Hah, I think that was more of an external narrator. Because the 3DO version would be played on TVs that could be two decades old, they tried to have audio over text that might be hard to read.
 
I don't mind Blair's 'powers' in the film. I'm not okay with the other Pilgrim powers mentioned in the books. Blairs navigational abilities actually do make some scientific sense. We already know that certain animals on earth today are sensitive to electromagnetic fields. There's a cut line from the movie where Paladin explains that it was genetic mutation that made the Pilgrims sensitive to minute changes in gravity and electromagnetism. The idea that people living mainly in space might develop sensitivities to such things is plausible, but in reality it would probably take a lot longer than a couple of hundred years. The big issue with pilgrims though is that, especially for fans of the games, the movie really doesn't do enough to explain where they came from or what the deal is with them.

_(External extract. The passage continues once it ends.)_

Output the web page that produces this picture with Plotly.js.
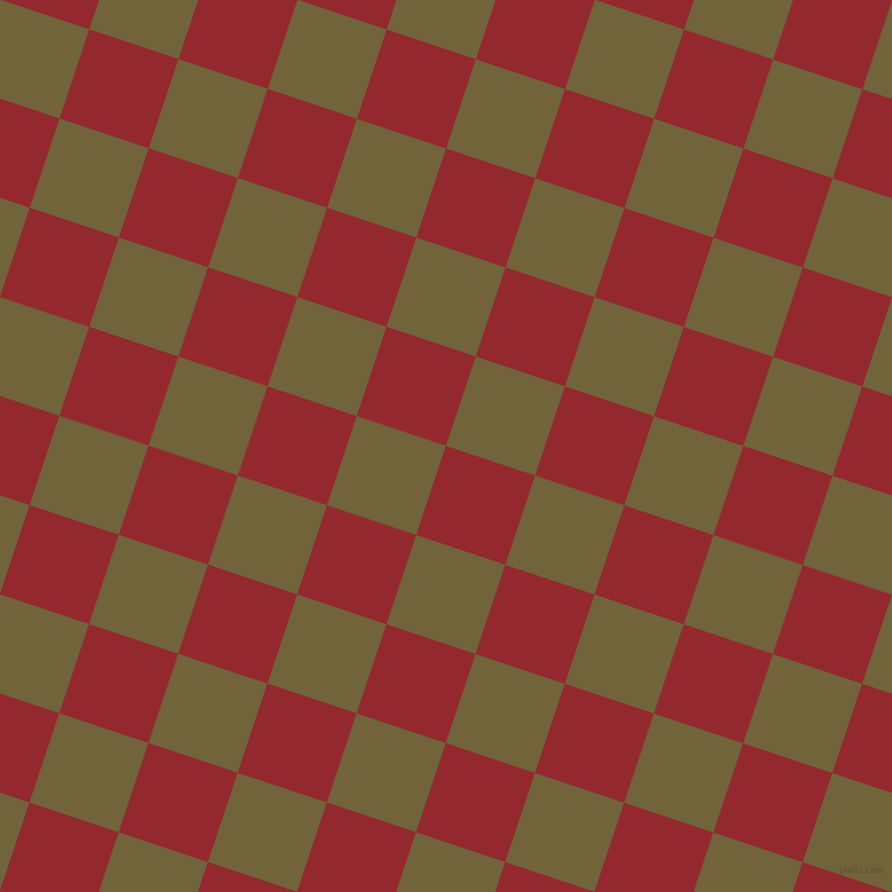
<!DOCTYPE html>
<html>
<head>
<meta charset="utf-8">
<script src="https://cdn.plot.ly/plotly-3.0.1.min.js"></script>
<style>
  html, body { margin: 0; padding: 0; background: #71643b; }
  #chart { width: 892px; height: 892px; }
</style>
</head>
<body>
<div id="chart"></div>
<script>
// checkerboard cells, indexed along the two tilted grid directions
const colIdx = [-2, -1, 0, 1, 2, 3, 4, 5, 6, 7, 8, 9, 10, 11]
const rowIdx = [-4, -3, -2, -1, 0, 1, 2, 3, 4, 5, 6, 7, 8, 9]
const cellColors = ["#93282f", "#71643b"]
const colorNames = ["red", "olive"]

// grid placement in pixels
const origin = [89.3, 29.3]
const stepA = [89.19, 29.78]
const stepB = [-29.78, 89.19]

function corner(i, j) {
    return [origin[0] + i * stepA[0] + j * stepB[0],
            origin[1] + i * stepA[1] + j * stepB[1]]
}

function buildTrace(parity) {
    let xs = []
    let ys = []
    for (let i of colIdx) {
        for (let j of rowIdx) {
            if (((i + j) % 2 + 2) % 2 != parity) continue
            let pts = [corner(i, j), corner(i + 1, j), corner(i + 1, j + 1), corner(i, j + 1), corner(i, j)]
            for (let p of pts) {
                xs.push(p[0])
                ys.push(p[1])
            }
            xs.push(null)
            ys.push(null)
        }
    }
    return {
        x: xs,
        y: ys,
        name: colorNames[parity],
        mode: "lines",
        fill: "toself",
        fillcolor: cellColors[parity],
        line: { width: 0, color: cellColors[parity] },
        hoverinfo: "skip",
        showlegend: false
    }
}

var data = [buildTrace(1), buildTrace(0)]

var layout = {
    width: 892,
    height: 892,
    margin: { l: 0, r: 0, t: 0, b: 0 },
    paper_bgcolor: "#71643b",
    plot_bgcolor: "#71643b",
    xaxis: { range: [0, 892], visible: false, fixedrange: true },
    yaxis: { range: [892, 0], visible: false, fixedrange: true },
    showlegend: false,
    annotations: [{
        text: "pixlis.com",
        xref: "paper",
        yref: "paper",
        x: 0.993,
        y: 0.025,
        xanchor: "right",
        yanchor: "middle",
        showarrow: false,
        font: { family: "DejaVu Sans", size: 9, color: "#5b512f" }
    }]
}

Plotly.newPlot("chart", data, layout, { displayModeBar: false, staticPlot: true })
</script>
</body>
</html>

I honestly think that the Pilgrim powers are one of the worst, if not the worst, mistakes made by the film. We can talk here about how Pilgrim powers are really very limited, and how they make sense, and how they have nothing at all in common with Jedi powers in Star Wars... but to a casual audience, you've got a sci-fi film set in space, and there are people with special powers, and it all sounds too close to Star Wars. And while I couldn't point to anything in particular (it has been close to two decades), I do vaguely recall various reviewers pointing out this connection. Pilgrim powers contributed nothing to the film (every single instance of Pilgrim powers being used in the film could be made to work without Pilgrim powers, to no detriment for the plot), but they unnecessarily evoked an uncomfortable similarity to Star Wars, just at the time when The Phantom Menace was coming out.

I should add, by having the Pilgrim powers conveyed through genetics, the movie made the exact same mistake as The Phantom Menace did: it destroyed the "everyman" feel of its main character. Originally, Star Wars was about a farm boy who masters these special powers that (potentially) anyone else could master, and goes on to save the universe - a fantasy plot where anyone could identify with being Luke. Originally, Wing Commander was about a character-less player character who barely even speaks a word, so that the player is able to pour their own personality and background into him. In Wing Commander the game, Blair wasn't special because he was a Pilgrim, Blair was special because the player is amazing. Then, 1999 comes along, and we get The Phantom Menace coming along and telling us that actually, Luke was special because he had a high midichlorian count, and no, you really shouldn't be identifying with him. And the Wing Commander movie, which tells us that actually, Blair was marked as special from the start, because he's got these special Pilgrim powers. I think that hits at an almost subconscious level, where it's really impossible to have a rational discussion about how actually, Blair's navigational powers didn't have to make him a great fighter pilot, so if he's a great fighter pilot it's still because the player is amazing. And you could see this in the discussions of the time, there was a lot of anger about Blair's special powers, and no amount of explaining that actually, Blair can just do maths very quickly, helped. The player was being depreciated.

Ultimately, the movie should have gone in the opposite direction as far as it possibly could. Blair should have been as "normal" as humanly possible. An everyman, who's being constantly told that his life expectancy on the frontline is three weeks or something, and being constantly told that he's not up to the task - and then proving himself in an amazing way. This would have worked just fine for a character arc in an air combat film, it's been done before - and it would have felt so much better for the fans in the audience.